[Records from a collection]
START
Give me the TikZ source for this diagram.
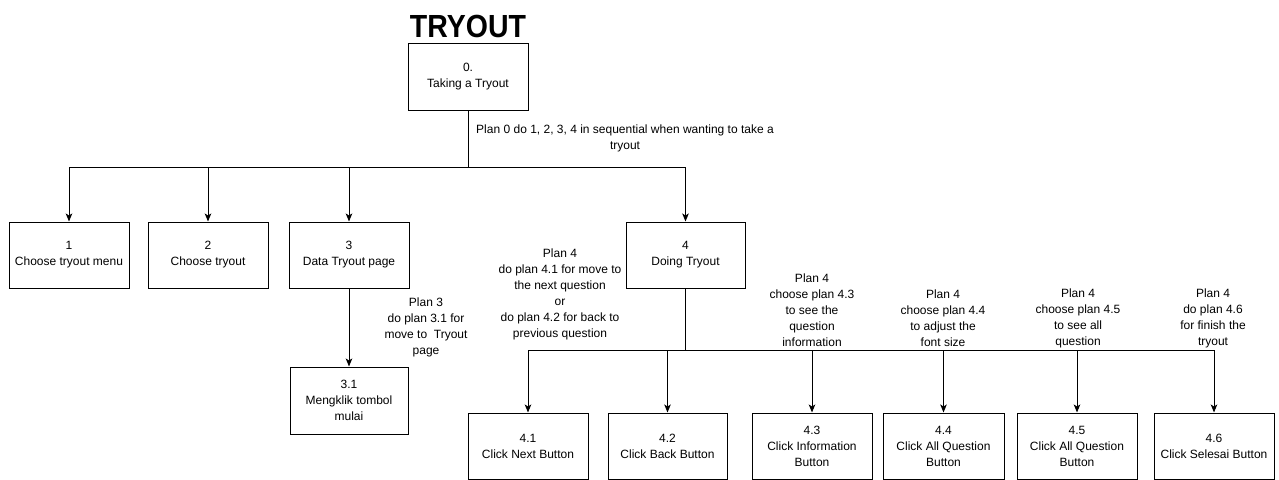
\documentclass[tikz,border=0pt]{standalone}
\usepackage{fontspec}
\setmainfont{Liberation Sans}
\usetikzlibrary{arrows.meta}
\begin{document}
\begin{tikzpicture}[x=1pt,y=-1pt,
  taskbox/.style={draw=black,line width=1pt,minimum width=120pt,minimum height=66pt,inner sep=0pt,align=center,font=\fontsize{12}{16}\selectfont},
  planlabel/.style={align=center,inner sep=0pt,font=\fontsize{12}{16}\selectfont},
  conn/.style={draw=black,line width=1pt},
  arr/.style={conn,-{Stealth[length=8pt,width=6.5pt,inset=2pt]}}]
\useasboundingbox (0,0) rectangle (1279,479);
% title
\node[anchor=base,inner sep=0pt,font=\fontsize{32}{32}\selectfont\bfseries] (title) at (468,37) {\scalebox{0.89}[1]{TRYOUT}};
% boxes
\node[taskbox,minimum height=67pt] (b0) at (468,76.5) {0.\\Taking a Tryout};
\node[taskbox] (b1) at (69,255) {1\\Choose tryout menu};
\node[taskbox] (b2) at (208,255) {2\\Choose tryout};
\node[taskbox] (b3) at (349,255) {3\\Data Tryout page};
\node[taskbox,minimum width=119pt] (b4) at (685.5,255) {4\\Doing Tryout};
\node[taskbox,minimum width=118pt,minimum height=67pt] (b31) at (349,400.5) {3.1\\Mengklik tombol\\mulai};
\node[taskbox] (b41) at (528,446) {4.1\\Click Next Button};
\node[taskbox,minimum width=119pt] (b42) at (667.5,446) {4.2\\Click Back Button};
\node[taskbox] (b43) at (812,446) {4.3\\Click Information\\Button};
\node[taskbox,minimum width=121pt] (b44) at (943.5,446) {4.4\\Click All Question\\Button};
\node[taskbox] (b45) at (1077,446) {4.5\\Click All Question\\Button};
\node[taskbox] (b46) at (1214,446) {4.6\\Click Selesai Button};
% plan labels
\node[planlabel] (p0) at (625,138) {Plan 0 do 1, 2, 3, 4 in sequential when wanting to take a\\tryout};
\node[planlabel] (p3) at (426,327.5) {Plan 3\\do plan 3.1 for\\move to\ \ Tryout\\page};
\node[planlabel] (p4a) at (560,294) {Plan 4\\do plan 4.1 for move to\\the next question\\or\\do plan 4.2 for back to\\previous question};
\node[planlabel] (p4b) at (812,310) {Plan 4\\choose plan 4.3\\to see the\\question\\information};
\node[planlabel] (p4c) at (943,318) {Plan 4\\choose plan 4.4\\to adjust the\\font size};
\node[planlabel] (p4d) at (1078,318) {Plan 4\\choose plan 4.5\\to see all\\question};
\node[planlabel] (p4e) at (1213,318) {Plan 4\\do plan 4.6\\for finish the\\tryout};
% junctions
\coordinate (j0) at (468,167);
\coordinate (j4) at (685.5,350);
% connectors
\draw[conn] (b0) -- (j0);
\draw[arr] (j0) -| (b1);
\draw[arr] (j0) -| (b2);
\draw[arr] (j0) -| (b3);
\draw[arr] (j0) -| (b4);
\draw[arr] (b3) -- (b31);
\draw[conn] (b4) -- (j4);
\draw[arr] (j4) -| (b41);
\draw[arr] (j4) -| (b42);
\draw[arr] (j4) -| (b43);
\draw[arr] (j4) -| (b44);
\draw[arr] (j4) -| (b45);
\draw[arr] (j4) -| (b46);
\end{tikzpicture}
\end{document}
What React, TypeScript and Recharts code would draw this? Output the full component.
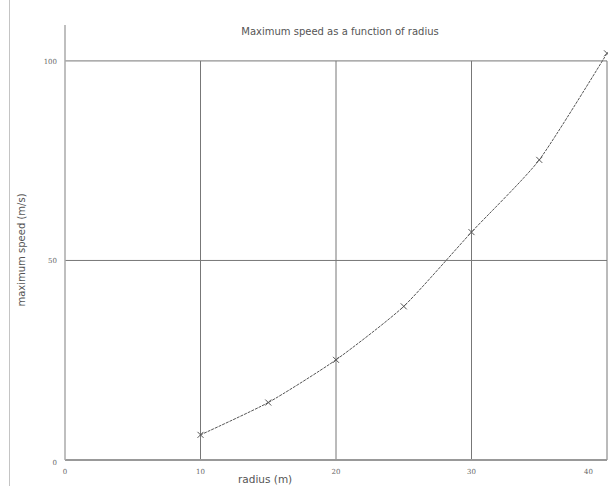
import React from 'react';
import { LineChart, Line, XAxis, YAxis, ReferenceLine } from 'recharts';

const radius = [10, 15, 20, 25, 30, 35, 40];
const speed = [6.3, 14.4, 25.1, 38.5, 57.1, 75.2, 101.9];
const xTicks = [0, 10, 20, 30, 40];
const yTicks = [0, 50, 100];
const xGrid = [10, 20, 30, 40];
const yGrid = [50, 100];

const data = radius.map((r, i) => ({ r, v: speed[i] }));

// cardinal curve (d3-shape compatible curve factory), tension 0.4
function cardinalCurve(context: any) {
  const k = (1 - 0.4) / 6;
  let x0 = NaN, x1 = NaN, x2 = NaN, y0 = NaN, y1 = NaN, y2 = NaN;
  let pt = 0;
  let ln: number = NaN;
  const seg = (x: number, y: number) => {
    context.bezierCurveTo(
      x1 + k * (x2 - x0),
      y1 + k * (y2 - y0),
      x2 + k * (x1 - x),
      y2 + k * (y1 - y),
      x2,
      y2
    );
  };
  return {
    areaStart() { ln = 0; },
    areaEnd() { ln = NaN; },
    lineStart() {
      x0 = x1 = x2 = y0 = y1 = y2 = NaN;
      pt = 0;
    },
    lineEnd() {
      if (pt === 2) context.lineTo(x2, y2);
      else if (pt === 3) seg(x1, y1);
      if (ln || (ln !== 0 && pt === 1)) context.closePath();
      ln = 1 - ln;
    },
    point(x: number, y: number) {
      x = +x; y = +y;
      if (pt === 0) {
        pt = 1;
        if (ln) context.lineTo(x, y); else context.moveTo(x, y);
      } else if (pt === 1) {
        pt = 2;
        x1 = x; y1 = y;
      } else {
        if (pt === 2) pt = 3;
        seg(x, y);
      }
      x0 = x1; x1 = x2; x2 = x;
      y0 = y1; y1 = y2; y2 = y;
    },
  };
}

const Cross = (props: any) => {
  const { cx, cy } = props;
  if (cx == null || cy == null) return null;
  const s = 3;
  return (
    <g stroke="#555" strokeWidth={1}>
      <line x1={cx - s} y1={cy - s} x2={cx + s} y2={cy + s} />
      <line x1={cx - s} y1={cy + s} x2={cx + s} y2={cy - s} />
    </g>
  );
};

const XTick = (props: any) => {
  const { x, y, payload, index } = props;
  const last = index === xTicks.length - 1;
  return (
    <text
      x={last ? x - 7 : x}
      y={y + 6}
      textAnchor={last ? 'end' : 'middle'}
      fontSize={7}
      fill="#666"
      fontFamily="DejaVu Serif"
    >
      {payload.value}
    </text>
  );
};

const YTick = (props: any) => {
  const { x, y, payload } = props;
  return (
    <text x={x} y={y + 3 + (payload.value === 0 ? 2 : 0)} textAnchor="end" fontSize={7} fill="#666" fontFamily="DejaVu Serif">
      {payload.value}
    </text>
  );
};

export default function App() {
  return (
    <div style={{ position: 'fixed', left: 0, top: 0, width: 608, height: 486, background: '#fff', overflow: 'hidden' }}>
      <div style={{ position: 'absolute', left: 9, top: 0, width: 1, height: 486, background: '#c4c4c4' }} />
      <LineChart
        width={608}
        height={486}
        data={data}
        margin={{ top: 25, right: 1, bottom: 0, left: 0 }}
      >
        {yGrid.map((g) => (
          <ReferenceLine key={'h' + g} y={g} stroke="#777" strokeWidth={1} />
        ))}
        {xGrid.map((g) => (
          <ReferenceLine
            key={'v' + g}
            segment={[
              { x: g, y: 0 },
              { x: g, y: yGrid[yGrid.length - 1] },
            ]}
            stroke="#777"
            strokeWidth={1}
          />
        ))}
        <XAxis
          dataKey="r"
          type="number"
          domain={[0, 40]}
          ticks={xTicks}
          height={26}
          tickLine={false}
          stroke="#999"
          strokeWidth={2}
          tick={<XTick />}
        />
        <YAxis
          type="number"
          domain={[0, 109]}
          ticks={yTicks}
          width={65}
          tickLine={false}
          stroke="#aaa"
          strokeWidth={1.5}
          tick={<YTick />}
        />
        <Line
          dataKey="v"
          type={cardinalCurve as any}
          stroke="#555"
          strokeWidth={1}
          strokeDasharray="3 1"
          dot={<Cross />}
          isAnimationActive={false}
        />
      </LineChart>
      <div
        style={{
          position: 'absolute',
          left: 0,
          width: 680,
          top: 26,
          textAlign: 'center',
          fontFamily: 'DejaVu Sans',
          fontSize: 10,
          color: '#555',
          lineHeight: '12px',
        }}
      >
        Maximum speed as a function of radius
      </div>
      <div
        style={{
          position: 'absolute',
          left: 238,
          top: 473,
          fontFamily: 'DejaVu Sans',
          fontSize: 10.5,
          color: '#555',
          lineHeight: '12px',
        }}
      >
        radius (m)
      </div>
      <div
        style={{
          position: 'absolute',
          left: 22,
          top: 250,
          transform: 'translate(-50%, -50%) rotate(-90deg)',
          whiteSpace: 'nowrap',
          fontFamily: 'DejaVu Sans',
          fontSize: 10,
          color: '#555',
          lineHeight: '12px',
        }}
      >
        maximum speed (m/s)
      </div>
    </div>
  );
}
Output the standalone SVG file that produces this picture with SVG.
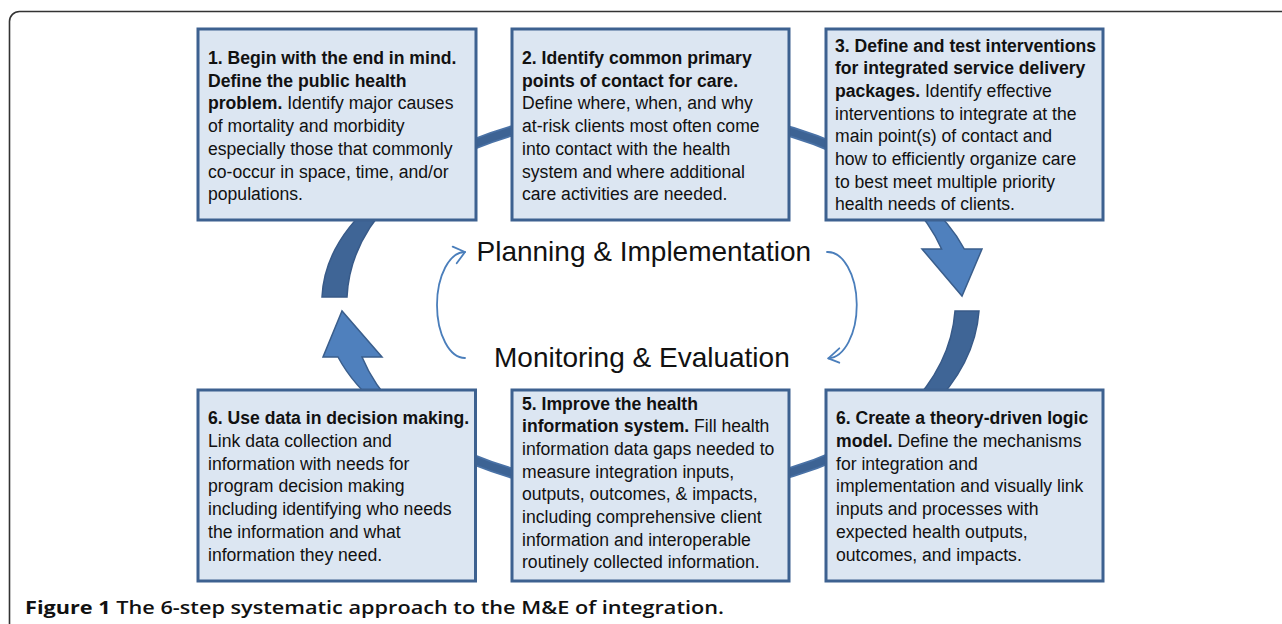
<svg xmlns="http://www.w3.org/2000/svg" width="1282" height="624" viewBox="0 0 1282 624">
<style>
.box{fill:#dce6f2;stroke:#3d6190;stroke-width:3}
.t{font-family:"Liberation Sans",Arial,Helvetica,sans-serif;font-size:17.6px;fill:#111}
.b{font-weight:bold}
.big{font-family:"Liberation Sans",Arial,Helvetica,sans-serif;font-size:28px;fill:#111}
.dark{fill:#3f6596;stroke:#385a88;stroke-width:1.5}
.light{fill:#4f80bd;stroke:#3a5e8c;stroke-width:1.5}
.thin{fill:none;stroke:#4a7ebb;stroke-width:1.8;stroke-linecap:round;stroke-linejoin:round}
.cap{font-family:"Open Sans","Noto Sans","Liberation Sans",sans-serif;font-size:18px;fill:#111}
</style>
<rect x="0" y="0" width="1282" height="624" fill="#ffffff"/>
<path d="M9.5,624 L9.5,21.5 A10,10 0 0 1 19.5,11.5 L1290,11.5" fill="none" stroke="#333" stroke-width="1.6"/>
<g id="connectors">
  <path d="M440,160 A315.5,190 0 0 1 860,160" fill="none" stroke="#4a72a6" stroke-width="11"/>
  <path d="M440,160 A315.5,190 0 0 1 860,160" fill="none" stroke="#3d6394" stroke-width="7.5"/>
  <path d="M440,444 A315.5,190 0 0 0 860,444" fill="none" stroke="#4a72a6" stroke-width="11"/>
  <path d="M440,444 A315.5,190 0 0 0 860,444" fill="none" stroke="#3d6394" stroke-width="7.5"/>
  <path class="dark" d="M376,200 A328,185 0 0 0 322,297 L347,297 A303,195 0 0 1 392,200 Z"/>
  <path class="light" d="M383.7,410 A328,185 0 0 1 338,357 L323,357 L342,311 L382,357 L362,357 A303,195 0 0 0 397.7,410 Z"/>
  <path class="light" d="M908,200 A303,195 0 0 1 941.6,249 L922,249 L962,296 L982,249 L964.3,249 A328,185 0 0 0 923.6,200 Z"/>
  <path class="dark" d="M979,311 A329,203 0 0 1 928.6,410 L906.2,410 A305,199 0 0 0 955,311 Z"/>
  <path class="thin" d="M465,358 A28,53 0 0 1 465,252"/>
  <polyline class="thin" points="452.7,246.7 465,252 456.7,263.3"/>
  <path class="thin" d="M827,252 A29,53 0 0 1 828.3,358.3"/>
  <polyline class="thin" points="839.3,348.3 828.3,358.3 839.3,362.7"/>
</g>
<g id="step1">
  <rect class="box" x="198" y="29" width="278" height="191"/>
  <text class="t">
    <tspan class="b" x="208" y="64">1. Begin with the end in mind.</tspan>
    <tspan class="b" x="208" y="86.7">Define the public health</tspan>
    <tspan x="208" y="109.4"><tspan class="b">problem.</tspan> Identify major causes</tspan>
    <tspan x="208" y="132.1">of mortality and morbidity</tspan>
    <tspan x="208" y="154.8">especially those that commonly</tspan>
    <tspan x="208" y="177.5">co-occur in space, time, and/or</tspan>
    <tspan x="208" y="200.2">populations.</tspan>
  </text>
</g>
<g id="step2">
  <rect class="box" x="512" y="29" width="277" height="191"/>
  <text class="t">
    <tspan class="b" x="522" y="64">2. Identify common primary</tspan>
    <tspan class="b" x="522" y="86.7">points of contact for care.</tspan>
    <tspan x="522" y="109.4">Define where, when, and why</tspan>
    <tspan x="522" y="132.1">at-risk clients most often come</tspan>
    <tspan x="522" y="154.8">into contact with the health</tspan>
    <tspan x="522" y="177.5">system and where additional</tspan>
    <tspan x="522" y="200.2">care activities are needed.</tspan>
  </text>
</g>
<g id="step3">
  <rect class="box" x="826" y="29" width="277" height="191"/>
  <text class="t">
    <tspan class="b" x="835" y="51.5">3. Define and test interventions</tspan>
    <tspan class="b" x="835" y="74.2">for integrated service delivery</tspan>
    <tspan x="835" y="96.9"><tspan class="b">packages.</tspan> Identify effective</tspan>
    <tspan x="835" y="119.6">interventions to integrate at the</tspan>
    <tspan x="835" y="142.3">main point(s) of contact and</tspan>
    <tspan x="835" y="165">how to efficiently organize care</tspan>
    <tspan x="835" y="187.7">to best meet multiple priority</tspan>
    <tspan x="835" y="210.4">health needs of clients.</tspan>
  </text>
</g>
<g id="step6-logic">
  <rect class="box" x="826" y="390" width="277" height="191"/>
  <text class="t">
    <tspan class="b" x="836" y="424.3">6. Create a theory-driven logic</tspan>
    <tspan x="836" y="447"><tspan class="b">model.</tspan> Define the mechanisms</tspan>
    <tspan x="836" y="469.7">for integration and</tspan>
    <tspan x="836" y="492.4">implementation and visually link</tspan>
    <tspan x="836" y="515.1">inputs and processes with</tspan>
    <tspan x="836" y="537.8">expected health outputs,</tspan>
    <tspan x="836" y="560.5">outcomes, and impacts.</tspan>
  </text>
</g>
<g id="step5">
  <rect class="box" x="512" y="390" width="277" height="191"/>
  <text class="t">
    <tspan class="b" x="522" y="409.5">5. Improve the health</tspan>
    <tspan x="522" y="432.2"><tspan class="b">information system.</tspan> Fill health</tspan>
    <tspan x="522" y="454.9">information data gaps needed to</tspan>
    <tspan x="522" y="477.6">measure integration inputs,</tspan>
    <tspan x="522" y="500.3">outputs, outcomes, &amp; impacts,</tspan>
    <tspan x="522" y="523">including comprehensive client</tspan>
    <tspan x="522" y="545.7">information and interoperable</tspan>
    <tspan x="522" y="568.4">routinely collected information.</tspan>
  </text>
</g>
<g id="step6-data">
  <rect class="box" x="198" y="390" width="277.5" height="191"/>
  <text class="t">
    <tspan class="b" x="208" y="424.3">6. Use data in decision making.</tspan>
    <tspan x="208" y="447">Link data collection and</tspan>
    <tspan x="208" y="469.7">information with needs for</tspan>
    <tspan x="208" y="492.4">program decision making</tspan>
    <tspan x="208" y="515.1">including identifying who needs</tspan>
    <tspan x="208" y="537.8">the information and what</tspan>
    <tspan x="208" y="560.5">information they need.</tspan>
  </text>
</g>
<g id="label-planning">
  <text class="big" x="476.5" y="261">Planning &amp; Implementation</text>
</g>
<g id="label-monitoring">
  <text class="big" x="494" y="367">Monitoring &amp; Evaluation</text>
</g>
<text class="cap" x="25" y="614" textLength="699" lengthAdjust="spacingAndGlyphs"><tspan font-weight="700">Figure 1</tspan><tspan font-weight="600"> The 6-step systematic approach to the M&amp;E of integration.</tspan></text>
</svg>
END
Work required: In the listing above, find the line with "What React, TypeScript" and the line with "XAxis, YAxis, ReferenceLine". Copy exactly those lines and all between them, minus the images.

Complete response:
What React, TypeScript and Recharts code would draw this? Output the full component.
import React from 'react';
import { LineChart, Line, XAxis, YAxis, ReferenceLine } from 'recharts';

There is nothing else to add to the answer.